Weeks after a United States military aircraft completed a mission in Tobago to airlift a AN-TPS-80 Ground/Air Task Oriented Radar out of ANR Robinson International Airport, a new US Air Force heavy-lift cargo plane touched down on Trinidad’s soil Thursday afternoon. The aircraft in question, a Boeing C-17A Globemaster III with the flight callsign RCH147, landed at Piarco International Airport at 2:45 p.m. local time, according to real-time flight tracking data collected by popular aviation monitoring platform Flightradar24.

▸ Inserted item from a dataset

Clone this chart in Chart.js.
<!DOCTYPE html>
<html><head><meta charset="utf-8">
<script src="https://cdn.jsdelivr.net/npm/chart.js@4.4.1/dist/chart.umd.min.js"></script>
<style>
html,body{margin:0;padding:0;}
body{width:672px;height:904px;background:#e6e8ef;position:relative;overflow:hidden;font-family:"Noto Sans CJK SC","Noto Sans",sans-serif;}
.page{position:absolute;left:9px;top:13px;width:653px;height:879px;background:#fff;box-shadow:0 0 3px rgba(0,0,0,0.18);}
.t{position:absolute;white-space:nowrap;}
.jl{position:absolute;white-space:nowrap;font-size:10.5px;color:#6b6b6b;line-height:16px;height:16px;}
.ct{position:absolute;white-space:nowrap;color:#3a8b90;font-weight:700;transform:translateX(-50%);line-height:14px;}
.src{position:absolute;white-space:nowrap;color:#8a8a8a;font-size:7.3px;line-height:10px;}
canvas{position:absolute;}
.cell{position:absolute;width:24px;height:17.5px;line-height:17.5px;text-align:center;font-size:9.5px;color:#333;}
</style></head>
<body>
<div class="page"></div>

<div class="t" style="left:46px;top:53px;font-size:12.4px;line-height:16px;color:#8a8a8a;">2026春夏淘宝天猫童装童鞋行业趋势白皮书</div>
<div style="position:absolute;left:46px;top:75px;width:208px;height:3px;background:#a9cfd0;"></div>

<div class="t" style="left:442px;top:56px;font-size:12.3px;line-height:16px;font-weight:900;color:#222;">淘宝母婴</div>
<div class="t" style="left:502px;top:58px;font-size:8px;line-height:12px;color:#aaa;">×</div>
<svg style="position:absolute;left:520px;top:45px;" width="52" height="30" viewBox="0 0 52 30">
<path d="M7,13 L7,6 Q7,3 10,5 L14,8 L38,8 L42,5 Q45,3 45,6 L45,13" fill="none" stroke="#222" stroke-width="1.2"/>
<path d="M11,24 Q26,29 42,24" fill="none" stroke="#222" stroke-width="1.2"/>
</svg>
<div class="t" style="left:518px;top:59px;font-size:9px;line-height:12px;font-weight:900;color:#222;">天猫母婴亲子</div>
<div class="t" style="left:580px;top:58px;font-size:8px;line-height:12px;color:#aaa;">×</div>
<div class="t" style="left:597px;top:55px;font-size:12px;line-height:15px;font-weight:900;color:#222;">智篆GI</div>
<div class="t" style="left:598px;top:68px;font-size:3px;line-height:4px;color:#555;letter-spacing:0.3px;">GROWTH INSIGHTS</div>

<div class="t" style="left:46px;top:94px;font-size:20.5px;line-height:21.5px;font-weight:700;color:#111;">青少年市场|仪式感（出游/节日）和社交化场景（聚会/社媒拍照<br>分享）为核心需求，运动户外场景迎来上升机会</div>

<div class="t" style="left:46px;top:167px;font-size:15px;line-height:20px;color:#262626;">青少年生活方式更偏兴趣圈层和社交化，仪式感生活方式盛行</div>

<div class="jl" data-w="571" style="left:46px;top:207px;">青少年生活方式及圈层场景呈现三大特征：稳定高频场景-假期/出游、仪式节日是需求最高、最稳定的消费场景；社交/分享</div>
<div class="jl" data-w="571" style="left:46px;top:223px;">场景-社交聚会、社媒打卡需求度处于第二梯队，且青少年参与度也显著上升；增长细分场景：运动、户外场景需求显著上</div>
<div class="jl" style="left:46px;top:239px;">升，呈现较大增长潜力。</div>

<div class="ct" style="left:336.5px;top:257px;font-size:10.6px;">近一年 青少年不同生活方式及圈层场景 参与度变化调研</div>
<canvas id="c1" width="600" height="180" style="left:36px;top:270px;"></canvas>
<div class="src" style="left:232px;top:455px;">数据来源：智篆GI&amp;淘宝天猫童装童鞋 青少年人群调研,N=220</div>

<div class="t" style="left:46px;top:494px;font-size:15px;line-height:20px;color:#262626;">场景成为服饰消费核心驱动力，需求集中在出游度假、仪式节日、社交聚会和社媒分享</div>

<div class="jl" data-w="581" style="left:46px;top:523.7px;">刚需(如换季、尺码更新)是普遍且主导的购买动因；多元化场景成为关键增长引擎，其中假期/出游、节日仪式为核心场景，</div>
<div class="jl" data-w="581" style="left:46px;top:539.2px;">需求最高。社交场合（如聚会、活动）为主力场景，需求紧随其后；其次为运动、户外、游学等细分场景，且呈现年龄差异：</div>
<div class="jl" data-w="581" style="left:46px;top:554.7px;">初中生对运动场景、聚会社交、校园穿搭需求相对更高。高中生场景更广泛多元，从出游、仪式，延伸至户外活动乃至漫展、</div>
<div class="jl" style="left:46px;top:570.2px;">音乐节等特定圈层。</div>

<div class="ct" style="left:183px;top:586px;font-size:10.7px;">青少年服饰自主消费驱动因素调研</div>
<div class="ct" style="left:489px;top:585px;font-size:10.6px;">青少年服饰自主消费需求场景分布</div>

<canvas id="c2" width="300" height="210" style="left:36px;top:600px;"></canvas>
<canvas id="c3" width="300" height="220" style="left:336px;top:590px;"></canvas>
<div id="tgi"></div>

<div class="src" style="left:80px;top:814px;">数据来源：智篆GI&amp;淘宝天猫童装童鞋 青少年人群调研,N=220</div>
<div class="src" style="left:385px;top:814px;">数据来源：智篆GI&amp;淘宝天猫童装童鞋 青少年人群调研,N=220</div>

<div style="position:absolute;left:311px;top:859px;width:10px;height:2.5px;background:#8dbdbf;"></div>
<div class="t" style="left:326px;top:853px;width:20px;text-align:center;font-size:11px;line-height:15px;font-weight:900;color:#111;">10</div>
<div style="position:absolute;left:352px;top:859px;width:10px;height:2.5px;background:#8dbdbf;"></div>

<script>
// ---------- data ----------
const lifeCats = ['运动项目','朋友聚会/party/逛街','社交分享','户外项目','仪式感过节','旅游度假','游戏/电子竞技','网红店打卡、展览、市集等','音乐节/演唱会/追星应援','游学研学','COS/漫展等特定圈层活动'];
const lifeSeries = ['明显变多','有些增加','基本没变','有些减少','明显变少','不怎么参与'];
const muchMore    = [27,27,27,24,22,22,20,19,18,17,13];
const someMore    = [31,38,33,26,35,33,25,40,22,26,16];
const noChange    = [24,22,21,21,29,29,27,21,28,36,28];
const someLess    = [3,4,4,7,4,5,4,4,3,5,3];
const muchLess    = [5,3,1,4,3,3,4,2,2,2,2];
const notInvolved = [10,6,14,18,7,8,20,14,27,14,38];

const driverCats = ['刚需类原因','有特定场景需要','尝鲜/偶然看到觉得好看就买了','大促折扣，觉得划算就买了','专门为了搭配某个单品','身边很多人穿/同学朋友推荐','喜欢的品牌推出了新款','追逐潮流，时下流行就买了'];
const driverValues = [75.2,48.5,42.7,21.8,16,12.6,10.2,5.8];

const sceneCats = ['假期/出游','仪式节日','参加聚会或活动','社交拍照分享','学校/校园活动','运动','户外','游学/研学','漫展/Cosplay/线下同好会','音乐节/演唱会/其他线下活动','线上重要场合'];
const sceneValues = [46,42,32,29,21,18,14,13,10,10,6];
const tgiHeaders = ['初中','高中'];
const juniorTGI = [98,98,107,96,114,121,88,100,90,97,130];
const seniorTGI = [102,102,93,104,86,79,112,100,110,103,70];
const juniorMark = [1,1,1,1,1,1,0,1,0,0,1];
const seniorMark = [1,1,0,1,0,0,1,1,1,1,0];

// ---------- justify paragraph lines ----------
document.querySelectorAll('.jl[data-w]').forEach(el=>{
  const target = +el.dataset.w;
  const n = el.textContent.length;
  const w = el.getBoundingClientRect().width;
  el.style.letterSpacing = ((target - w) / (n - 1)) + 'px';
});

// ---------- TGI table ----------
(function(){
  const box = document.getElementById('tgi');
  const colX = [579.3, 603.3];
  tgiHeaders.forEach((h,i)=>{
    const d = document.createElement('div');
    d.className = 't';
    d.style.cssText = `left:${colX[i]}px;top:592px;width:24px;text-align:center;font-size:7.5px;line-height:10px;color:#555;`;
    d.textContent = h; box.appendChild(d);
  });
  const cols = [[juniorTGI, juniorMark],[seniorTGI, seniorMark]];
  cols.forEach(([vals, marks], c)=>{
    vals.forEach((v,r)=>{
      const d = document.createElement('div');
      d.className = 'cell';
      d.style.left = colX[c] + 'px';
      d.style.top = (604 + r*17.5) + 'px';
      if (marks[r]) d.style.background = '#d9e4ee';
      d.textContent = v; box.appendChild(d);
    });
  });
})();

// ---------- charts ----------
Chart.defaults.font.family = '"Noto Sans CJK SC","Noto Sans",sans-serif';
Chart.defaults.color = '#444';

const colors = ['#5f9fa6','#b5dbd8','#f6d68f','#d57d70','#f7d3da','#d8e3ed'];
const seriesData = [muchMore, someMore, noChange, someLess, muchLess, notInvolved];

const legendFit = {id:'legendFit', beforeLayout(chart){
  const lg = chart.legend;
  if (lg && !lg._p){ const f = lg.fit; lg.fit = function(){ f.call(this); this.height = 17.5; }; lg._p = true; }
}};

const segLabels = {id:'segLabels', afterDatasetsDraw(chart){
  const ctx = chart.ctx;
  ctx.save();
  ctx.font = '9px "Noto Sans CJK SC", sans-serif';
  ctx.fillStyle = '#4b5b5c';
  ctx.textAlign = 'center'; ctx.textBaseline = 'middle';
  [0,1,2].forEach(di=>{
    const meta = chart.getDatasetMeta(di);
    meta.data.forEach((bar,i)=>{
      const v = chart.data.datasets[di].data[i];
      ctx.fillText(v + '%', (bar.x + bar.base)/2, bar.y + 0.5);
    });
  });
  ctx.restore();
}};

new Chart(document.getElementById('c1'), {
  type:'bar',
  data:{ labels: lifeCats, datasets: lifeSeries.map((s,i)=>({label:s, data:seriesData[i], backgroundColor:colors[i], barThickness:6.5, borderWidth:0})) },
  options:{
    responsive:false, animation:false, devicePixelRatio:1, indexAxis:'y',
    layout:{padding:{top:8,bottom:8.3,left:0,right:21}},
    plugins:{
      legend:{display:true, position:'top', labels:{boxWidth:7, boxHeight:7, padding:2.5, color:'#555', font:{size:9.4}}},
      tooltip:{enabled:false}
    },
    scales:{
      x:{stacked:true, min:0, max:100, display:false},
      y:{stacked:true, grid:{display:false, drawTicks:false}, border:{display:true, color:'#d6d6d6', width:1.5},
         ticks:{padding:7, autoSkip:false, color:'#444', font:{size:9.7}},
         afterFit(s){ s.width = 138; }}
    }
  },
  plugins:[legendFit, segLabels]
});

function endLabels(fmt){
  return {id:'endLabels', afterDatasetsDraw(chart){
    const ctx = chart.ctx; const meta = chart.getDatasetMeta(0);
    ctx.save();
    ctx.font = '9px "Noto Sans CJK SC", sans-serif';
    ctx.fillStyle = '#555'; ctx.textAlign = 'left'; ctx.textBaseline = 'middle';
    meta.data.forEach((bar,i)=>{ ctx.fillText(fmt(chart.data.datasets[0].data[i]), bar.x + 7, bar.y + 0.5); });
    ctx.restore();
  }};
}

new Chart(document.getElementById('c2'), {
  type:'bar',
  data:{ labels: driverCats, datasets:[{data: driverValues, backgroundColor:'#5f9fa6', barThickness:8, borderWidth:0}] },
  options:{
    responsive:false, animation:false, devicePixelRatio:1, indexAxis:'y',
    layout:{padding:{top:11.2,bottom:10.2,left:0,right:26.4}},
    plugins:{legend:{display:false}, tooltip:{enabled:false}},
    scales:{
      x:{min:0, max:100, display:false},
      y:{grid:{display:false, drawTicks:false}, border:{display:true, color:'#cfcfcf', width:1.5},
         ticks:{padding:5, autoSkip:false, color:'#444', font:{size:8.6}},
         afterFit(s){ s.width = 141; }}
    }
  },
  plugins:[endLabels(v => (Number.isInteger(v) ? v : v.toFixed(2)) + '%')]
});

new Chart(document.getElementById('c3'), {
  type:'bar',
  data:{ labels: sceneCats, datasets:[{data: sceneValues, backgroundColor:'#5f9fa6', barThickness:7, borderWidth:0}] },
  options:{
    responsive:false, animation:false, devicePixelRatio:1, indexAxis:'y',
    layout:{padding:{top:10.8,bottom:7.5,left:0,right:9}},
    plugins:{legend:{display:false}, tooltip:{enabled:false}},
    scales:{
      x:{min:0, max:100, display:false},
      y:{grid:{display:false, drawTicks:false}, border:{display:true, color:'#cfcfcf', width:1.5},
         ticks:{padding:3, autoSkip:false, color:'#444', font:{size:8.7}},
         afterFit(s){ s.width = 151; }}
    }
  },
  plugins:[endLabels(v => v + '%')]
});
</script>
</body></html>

After a roughly 75-minute stopover on the ground, the military transport departed Piarco at approximately 4 p.m., setting a course for neighboring Barbados. While Flightradar24’s public flight route data shows the plane’s last recorded position before entering Trinidad’s airspace placed its origin near Honduran airspace, aviation analysts have not verified this informal origin, and US military officials have not released an official statement confirming where the flight began its journey. Public flight logs do show the plane departed Charleston International Airport, a key joint civil-military airfield that serves as a hub for US Air Force mobility operations, on Wednesday morning.

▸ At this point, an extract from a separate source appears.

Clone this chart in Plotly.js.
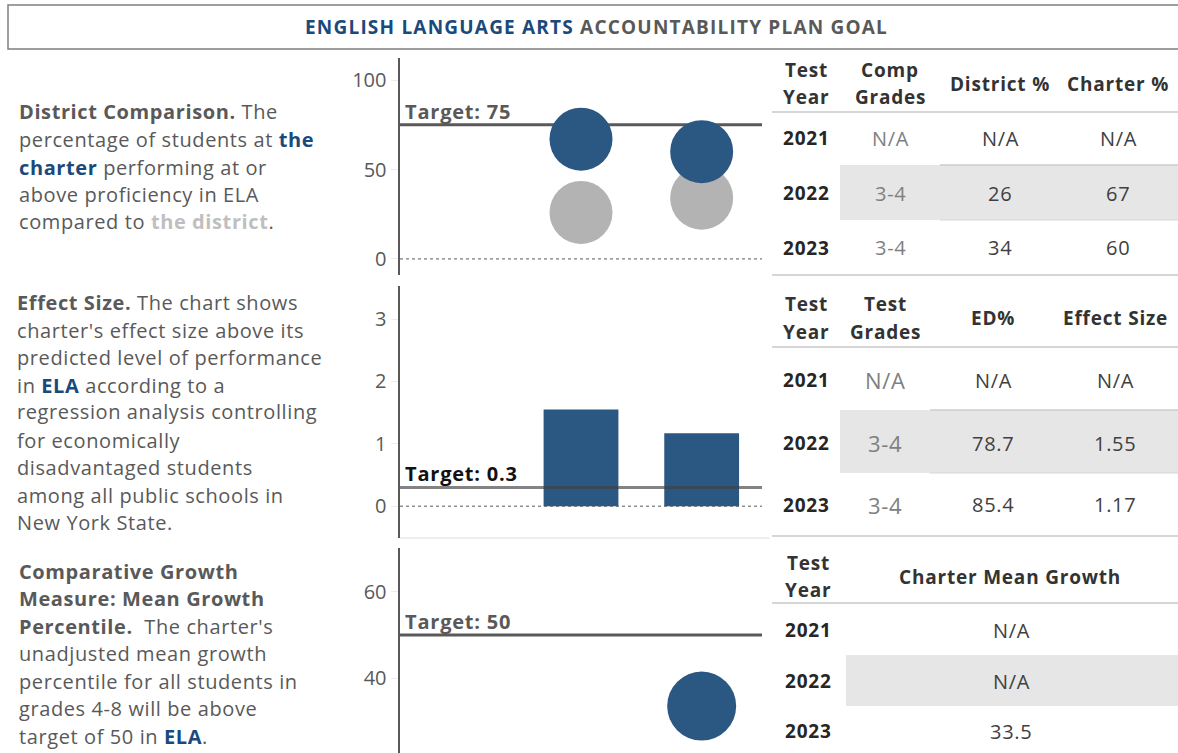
<!DOCTYPE html>
<html>
<head>
<meta charset="utf-8">
<script src="https://cdn.plot.ly/plotly-3.0.1.min.js"></script>
<style>html,body{margin:0;padding:0;background:#fff;}#chart{width:1178px;height:753px;}</style>
</head>
<body>
<div id="chart"></div>
<script>
// ---------- DATA ----------
var years = ['2021', '2022', '2023'];
var compGrades = ['N/A', '3-4', '3-4'];
var districtPct = [null, 26, 34];
var charterPct = [null, 67, 60];
var testGrades = ['N/A', '3-4', '3-4'];
var edPct = [null, 78.7, 85.4];
var effectSize = [null, 1.55, 1.17];
var meanGrowth = [null, null, 33.5];
var targets = [75, 0.3, 50];
var tickVals1 = [0, 50, 100];
var tickVals2 = [0, 1, 2, 3];
var tickVals3 = [40, 60];

// ---------- helpers ----------
var W = 1178, H = 753;
function px(x) { return x / W; }
function py(y) { return 1 - y / H; }
function fmt(v) { return (v === null || v === undefined) ? 'N/A' : String(v); }
function ls(t, s) { return "<span style='letter-spacing:" + s + "px'>" + t + "</span>"; }
var FONT = 'Open Sans';
var BLUE = '#2b5783';
var TXTBLUE = '#1a4a7c';
var GRAY = '#595959';

var traces = [
  {type: 'scatter', mode: 'markers', x: years, y: districtPct, xaxis: 'x', yaxis: 'y',
   marker: {size: 63, color: '#b3b3b3'}, hoverinfo: 'skip', showlegend: false},
  {type: 'scatter', mode: 'markers', x: years, y: charterPct, xaxis: 'x', yaxis: 'y',
   marker: {size: 63, color: BLUE}, hoverinfo: 'skip', showlegend: false},
  {type: 'bar', x: years, y: effectSize, xaxis: 'x2', yaxis: 'y2', width: 0.62,
   marker: {color: BLUE}, hoverinfo: 'skip', showlegend: false},
  {type: 'scatter', mode: 'markers', x: years, y: meanGrowth, xaxis: 'x3', yaxis: 'y3',
   marker: {size: 69, color: BLUE}, hoverinfo: 'skip', showlegend: false}
];

function xax(anchor) {
  return {domain: [px(400), px(762)], type: 'category', categoryorder: 'array', categoryarray: years,
    range: [-0.5, 2.5], visible: false, anchor: anchor, fixedrange: true};
}
function yax(anchor, dom, rng, tv) {
  return {domain: dom, range: rng, anchor: anchor, tickvals: tv, showgrid: false, zeroline: false,
    showline: true, linecolor: GRAY, linewidth: 2.5, ticks: 'outside', ticklen: 7, tickcolor: '#eeeeee',
    tickfont: {family: FONT, size: 20, color: GRAY}, fixedrange: true};
}

var shapes = [];
var annotations = [];

// title box
shapes.push({type: 'rect', xref: 'paper', yref: 'paper', x0: px(8), x1: px(1182), y0: py(49), y1: py(5),
  line: {color: '#7f7f7f', width: 1.5}, fillcolor: 'rgba(0,0,0,0)'});
annotations.push({xref: 'paper', yref: 'paper', x: px(596), y: py(27), xanchor: 'center', yanchor: 'middle',
  showarrow: false, font: {family: FONT, size: 19, color: GRAY},
  text: ls("<b><span style='color:" + TXTBLUE + "'>ENGLISH LANGUAGE ARTS</span> ACCOUNTABILITY PLAN GOAL</b>", 1.2)});

// target lines, zero lines, labels
var axisRefs = ['y', 'y2', 'y3'];
var xdRefs = ['x domain', 'x2 domain', 'x3 domain'];
var tLabelColors = [GRAY, '#111111', GRAY];
for (var i = 0; i < 3; i++) {
  shapes.push({type: 'line', xref: xdRefs[i], yref: axisRefs[i], x0: 0, x1: 1, y0: targets[i], y1: targets[i],
    line: {color: i === 1 ? 'rgba(64,64,64,0.65)' : GRAY, width: 3}, layer: i === 1 ? 'above' : 'below'});
  annotations.push({xref: 'paper', yref: axisRefs[i], x: px(403), y: targets[i], xanchor: 'left', yanchor: 'bottom',
    yshift: -2, showarrow: false, font: {family: FONT, size: 20, color: tLabelColors[i]},
    text: ls('<b>Target: ' + targets[i] + '</b>', 0.8)});
}
shapes.push({type: 'line', xref: 'x domain', yref: 'y', x0: 0, x1: 1, y0: 0, y1: 0,
  line: {color: GRAY, width: 1, dash: 'dot'}, layer: 'below'});
shapes.push({type: 'line', xref: 'x2 domain', yref: 'y2', x0: 0, x1: 1, y0: 0, y1: 0,
  line: {color: GRAY, width: 1, dash: 'dot'}, layer: 'above'});
shapes.push({type: 'line', xref: 'paper', yref: 'paper', x0: px(400), x1: px(770), y0: py(538), y1: py(538),
  line: {color: '#eeeeee', width: 2}});

// ---------- left text ----------
function leftLines(lines, x, ys) {
  for (var k = 0; k < lines.length; k++) {
    annotations.push({xref: 'paper', yref: 'paper', x: px(x), y: py(ys[k]), xanchor: 'left', yanchor: 'middle',
      showarrow: false, font: {family: FONT, size: 20, color: GRAY}, text: ls(lines[k], 0.6)});
  }
}
function blueB(t) { return "<b><span style='color:" + TXTBLUE + "'>" + t + "</span></b>"; }
leftLines([
  '<b>District Comparison.</b> The',
  'percentage of students at ' + blueB('the'),
  blueB('charter') + ' performing at or',
  'above proficiency in ELA',
  "compared to <b><span style='color:#bfbfbf'>the district</span></b>."
], 17, [112, 139, 167, 194, 222]);
leftLines([
  '<b>Effect Size.</b> The chart shows',
  "charter's effect size above its",
  'predicted level of performance',
  'in ' + blueB('ELA') + ' according to a',
  'regression analysis controlling',
  'for economically',
  'disadvantaged students',
  'among all public schools in',
  'New York State.'
], 15, [302, 330, 357, 385, 412, 440, 467, 495, 522]);
leftLines([
  '<b>Comparative Growth</b>',
  '<b>Measure: Mean Growth</b>',
  "<b>Percentile.</b>&nbsp; The charter's",
  'unadjusted mean growth',
  'percentile for all students in',
  'grades 4-8 will be above',
  'target of 50 in ' + blueB('ELA') + '.'
], 17, [571, 598, 626, 653, 681, 708, 736]);

// ---------- tables ----------
function cell(text, x, y, opts) {
  opts = opts || {};
  var t = opts.bold ? '<b>' + text + '</b>' : text;
  annotations.push({xref: 'paper', yref: 'paper', x: px(x), y: py(y), xanchor: 'center', yanchor: 'middle',
    showarrow: false, font: {family: FONT, size: opts.size || 20, color: opts.color || '#404040'},
    text: ls(t, opts.bold ? 0.8 : 0.7)});
}
function hline(x0, x1, y, color, w) {
  shapes.push({type: 'line', xref: 'paper', yref: 'paper', x0: px(x0), x1: px(x1), y0: py(y), y1: py(y),
    line: {color: color || '#c8c8c8', width: w || 1.5}});
}
function shade(x0, x1, y0, y1) {
  shapes.push({type: 'rect', xref: 'paper', yref: 'paper', x0: px(x0), x1: px(x1), y0: py(y1), y1: py(y0),
    fillcolor: '#e6e6e6', line: {width: 0}, layer: 'below'});
}
var HDR = '#333333', YRC = '#262626', GR = '#7f7f7f';

// table 1
shade(840, 1178, 165, 220);
hline(940, 1178, 165, '#cccccc', 1.5);
hline(940, 1178, 220, '#d6d6d6', 1);
hline(772, 1178, 112);
hline(772, 1178, 275);
cell('Test', 806, 70, {bold: true, color: HDR, size: 19}); cell('Year', 806, 97, {bold: true, color: HDR, size: 19});
cell('Comp', 890, 70, {bold: true, color: HDR, size: 19}); cell('Grades', 890, 97, {bold: true, color: HDR, size: 19});
cell('District %', 1000, 84, {bold: true, color: HDR, size: 19});
cell('Charter %', 1118, 84, {bold: true, color: HDR, size: 19});
var rows1 = [138, 193, 248];
for (var r = 0; r < 3; r++) {
  cell(years[r], 806, rows1[r], {bold: true, color: YRC, size: 19});
  cell(compGrades[r], 890, rows1[r], {color: GR});
  cell(fmt(districtPct[r]), 1000, rows1[r]);
  cell(fmt(charterPct[r]), 1118, rows1[r]);
}

// table 2
shade(840, 1178, 410, 473);
hline(930, 1178, 410, '#cccccc', 1.5);
hline(930, 1178, 473, '#d6d6d6', 1);
hline(772, 1178, 347);
hline(772, 1178, 536);
cell('Test', 806, 304, {bold: true, color: HDR, size: 19}); cell('Year', 806, 332, {bold: true, color: HDR, size: 19});
cell('Test', 885, 304, {bold: true, color: HDR, size: 19}); cell('Grades', 885, 332, {bold: true, color: HDR, size: 19});
cell('ED%', 993, 318, {bold: true, color: HDR, size: 19});
cell('Effect Size', 1115, 318, {bold: true, color: HDR, size: 19});
var rows2 = [380, 443, 505];
for (var r2 = 0; r2 < 3; r2++) {
  cell(years[r2], 806, rows2[r2], {bold: true, color: YRC, size: 19});
  cell(testGrades[r2], 885, rows2[r2], {color: GR, size: 22});
  cell(fmt(edPct[r2]), 993, rows2[r2]);
  cell(r2 === 0 ? 'N/A' : effectSize[r2].toFixed(2), 1115, rows2[r2]);
}

// table 3
shade(846, 1178, 655, 706);
hline(772, 1178, 603);
cell('Test', 808, 563, {bold: true, color: HDR, size: 19}); cell('Year', 808, 590, {bold: true, color: HDR, size: 19});
cell('Charter Mean Growth', 1010, 577, {bold: true, color: HDR, size: 19});
var rows3 = [630, 681, 731];
for (var r3 = 0; r3 < 3; r3++) {
  cell(years[r3], 808, rows3[r3], {bold: true, color: YRC, size: 19});
  cell(fmt(meanGrowth[r3]), 1011, rows3[r3]);
}

var layout = {
  width: W, height: H, margin: {l: 0, r: 0, t: 0, b: 0},
  paper_bgcolor: '#ffffff', plot_bgcolor: 'rgba(0,0,0,0)', showlegend: false,
  font: {family: FONT, color: GRAY},
  xaxis: xax('y'), yaxis: yax('x', [py(275), py(58)], [-9, 112.4], tickVals1),
  xaxis2: xax('y2'), yaxis2: yax('x2', [py(538), py(286)], [-0.51, 3.53], tickVals2),
  xaxis3: xax('y3'), yaxis3: yax('x3', [py(753), py(548)], [22.6, 70.2], tickVals3),
  shapes: shapes, annotations: annotations, bargap: 0.38
};

Plotly.newPlot('chart', traces, layout, {displayModeBar: false, staticPlot: true});
</script>
</body>
</html>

As of Thursday evening, neither the government of Trinidad and Tobago nor US defense authorities have released any public information confirming the reason for the military plane’s brief unscheduled stop in Trinidad. This stopover comes amid a series of US military mobility flights through the Caribbean in recent months, raising quiet questions among regional aviation observers about the scope and frequency of US military activity through Caribbean airfields, though no official clarification has been offered to date.